With respect to Centra Tech’s purported CEO “Michael Edwards,” SHARMA text-messaged TRAPANI on or about July 29, 2017, that they “Need to find someone who looks like Michael,” “Team photos,” “He’s real lol,” “Everyone real,” “Except Jessica,” “And Mike.”  Similarly, SHARMA later wrote during that same exchange:  “Gonna kill both Ceo and her,” “Gonna say they were married and got into an accident.” 
Finally, with respect to Centra Tech’s purported money transmitter and other licenses in 38 states, SHARMA had a text message conversation with TRAPANI and FARKAS on or about August 30, 2017, about applying for state licenses that Centra Tech had previously represented it already held in 38 states.  For example, SHARMA wrote in one message on or about August 30, 2017, to TRAPANI and FARKAS:  “Gotta apply for all licenses,” “Should I even say this.” 

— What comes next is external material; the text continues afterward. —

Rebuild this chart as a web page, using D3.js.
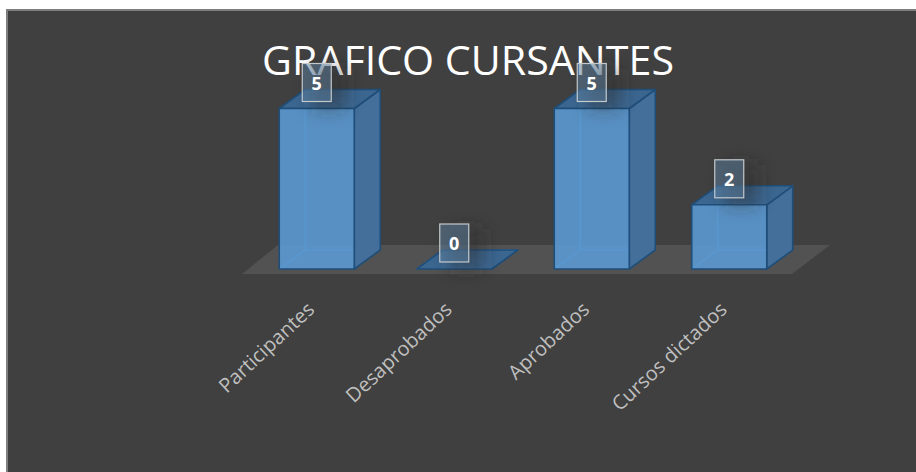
<!DOCTYPE html>
<html lang="es">
<head>
<meta charset="utf-8">
<title>Grafico cursantes</title>
<script src="https://cdnjs.cloudflare.com/ajax/libs/d3/7.1.1/d3.min.js"></script>
<style>
html, body { margin: 0; padding: 0; background: #fff; }
svg { display: block; }
text { font-family: "Open Sans", sans-serif; }
</style>
</head>
<body>
<div id="chart"></div>
<script>
// data
const categories = ["Participantes", "Desaprobados", "Aprobados", "Cursos dictados"];
const values = [5, 0, 5, 2];
const titleText = "GRAFICO CURSANTES";

const width = 916;
const height = 472;
const depthX = 26;
const depthY = 19;

const svg = d3.select("#chart").append("svg")
  .attr("width", width)
  .attr("height", height);

// panel
svg.append("rect").attr("x", 7).attr("y", 10).attr("width", width).attr("height", height)
  .attr("fill", "#404040").attr("stroke", "#7f7f7f").attr("stroke-width", 2);

const x = d3.scaleBand().domain(categories).range([248, 798])
  .paddingInner(0.4545).paddingOuter(0.2273);
const y = d3.scaleLinear().domain([0, 5]).range([269, 108.5]);

const defs = svg.append("defs");
defs.append("filter").attr("id", "blur")
  .attr("x", "-100%").attr("y", "-100%").attr("width", "300%").attr("height", "300%")
  .append("feGaussianBlur").attr("stdDeviation", 9);

// floor
const floorFront = y(0) + 5;
const floorBack = y(0) - 24;
svg.append("path")
  .attr("d", d3.line()([[x.range()[0] - 6, floorFront], [x.range()[0] + 30, floorBack], [x.range()[1] + 32, floorBack], [x.range()[1] - 6, floorFront]]) + "Z")
  .attr("fill", "#525252");

const outline = "#1f4e79";
const line = d3.line();

const bars = svg.append("g").selectAll("g")
  .data(categories.map((c, i) => ({ c, v: values[i] })))
  .join("g");

// back faces show through the front
bars.append("path")
  .attr("d", d => line([[x(d.c) + depthX, y(d.v) - depthY], [x(d.c) + depthX, y(0) - depthY], [x(d.c), y(0)]]) + "M" + (x(d.c) + depthX) + "," + (y(0) - depthY) + "H" + (x(d.c) + x.bandwidth() + depthX))
  .attr("fill", "none").attr("stroke", "#4a86c0").attr("stroke-width", 1.2);

// right side
bars.append("path")
  .attr("d", d => line([
    [x(d.c) + x.bandwidth(), y(d.v)],
    [x(d.c) + x.bandwidth() + depthX, y(d.v) - depthY],
    [x(d.c) + x.bandwidth() + depthX, y(0) - depthY],
    [x(d.c) + x.bandwidth(), y(0)]]) + "Z")
  .attr("fill", "#446f9b").attr("stroke", outline).attr("stroke-width", 1.6).attr("stroke-linejoin", "round");

// top
bars.append("path")
  .attr("d", d => line([
    [x(d.c), y(d.v)],
    [x(d.c) + depthX, y(d.v) - depthY],
    [x(d.c) + x.bandwidth() + depthX, y(d.v) - depthY],
    [x(d.c) + x.bandwidth(), y(d.v)]]) + "Z")
  .attr("fill", "#3b6690").attr("stroke", outline).attr("stroke-width", 1.6).attr("stroke-linejoin", "round");

// front
bars.append("rect")
  .attr("x", d => x(d.c))
  .attr("y", d => y(d.v))
  .attr("width", x.bandwidth())
  .attr("height", d => y(0) - y(d.v))
  .attr("fill", "#5b9bd5").attr("fill-opacity", 0.88)
  .attr("stroke", outline).attr("stroke-width", 1.6).attr("stroke-linejoin", "round");

// category labels
const axis = svg.append("g")
  .attr("transform", `translate(0,${y(0)})`)
  .call(d3.axisBottom(x).tickSize(0));
axis.select(".domain").remove();
axis.selectAll("text")
  .attr("fill", "#bfbfbf")
  .style("font-size", "20px")
  .style("font-family", "'Open Sans', sans-serif")
  .attr("text-anchor", "end")
  .attr("dx", 0).attr("dy", 0).attr("x", 0).attr("y", 0)
  .attr("transform", "translate(-1,42) rotate(-43)");

// title
svg.append("text")
  .attr("x", 468).attr("y", 75)
  .attr("text-anchor", "middle")
  .attr("fill", "#ffffff")
  .attr("textLength", 412).attr("lengthAdjust", "spacingAndGlyphs")
  .style("font-size", "40px")
  .text(titleText);

// value labels with a soft shadow behind the box
const boxW = 29;
const boxH = 38;
const labels = svg.append("g").selectAll("g")
  .data(categories.map((c, i) => ({ c, v: values[i] })))
  .join("g")
  .attr("transform", d => `translate(${x(d.c) + x.bandwidth() / 2},${y(d.v) - 7})`);

labels.append("rect")
  .attr("x", -boxW / 2 + 10).attr("y", -boxH + 5).attr("width", boxW + 4).attr("height", boxH + 2)
  .attr("fill", "#2a2a2a").attr("fill-opacity", 0.5).attr("filter", "url(#blur)");

labels.append("rect")
  .attr("x", -boxW / 2).attr("y", -boxH).attr("width", boxW).attr("height", boxH)
  .attr("fill", "#5b7f9f").attr("fill-opacity", 0.5)
  .attr("stroke", "#c4c9cc").attr("stroke-width", 1.2);

labels.append("text")
  .attr("y", -boxH / 2 + 7)
  .attr("text-anchor", "middle")
  .attr("fill", "#fff")
  .style("font-size", "18px").style("font-weight", 700)
  .text(d => d.v);
</script>
</body>
</html>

On or about May 2, 2018, this Office and the FBI seized, pursuant to a judicially authorized seizure warrant, 91,000 Ether units, consisting of digital funds raised from victims who purchased digital tokens issued by Centra Tech during its ICO based on fraudulent misrepresentations and omissions.  The seized funds are presently worth more than $60 million. 
In a separate action, the United States Securities and Exchange Commission (the “SEC”) has filed civil charges against SHARMA, TRAPANI, and FARKAS.           
SHARMA, 27, TRAPANI, 27, and FARKAS, 31, are all residents of Florida.  All three of them are charged in a four-count Indictment with one count of conspiracy to commit securities fraud, which carries a maximum potential sentence of five years in prison; one count of conspiracy to commit wire fraud, which carries a maximum potential sentence of 20 years in prison; one count of securities fraud, which carries a maximum potential sentence of 20 years in prison; and one count of wire fraud, which carries a maximum potential sentence of 20 years in prison.  In addition to potential prison sentences, each of these charges also carries potential financial penalties.  The maximum potential prison sentences in this case are prescribed by Congress and are provided here for informational purposes only, as any sentencing of the defendants will be determined by the judge. 
Mr. Khuzami praised the work of the FBI and thanked the SEC for its assistance.  Mr. Khuzami also thanked the Department of Homeland Security, Homeland Security Investigations (“DHS-HIS”) and the District Attorney’s Office for New York County for their assistance in this case.
The allegations contained in the charging documents in this case are merely accusations, and the defendants are presumed innocent unless and until proven guilty.
[1] As the introductory phrase signifies, the entirety of the text of the Complaints and the Indictment, and the description of the Complaints and the Indictment set forth herein, constitute only allegations, and every fact described should be treated as an allegation.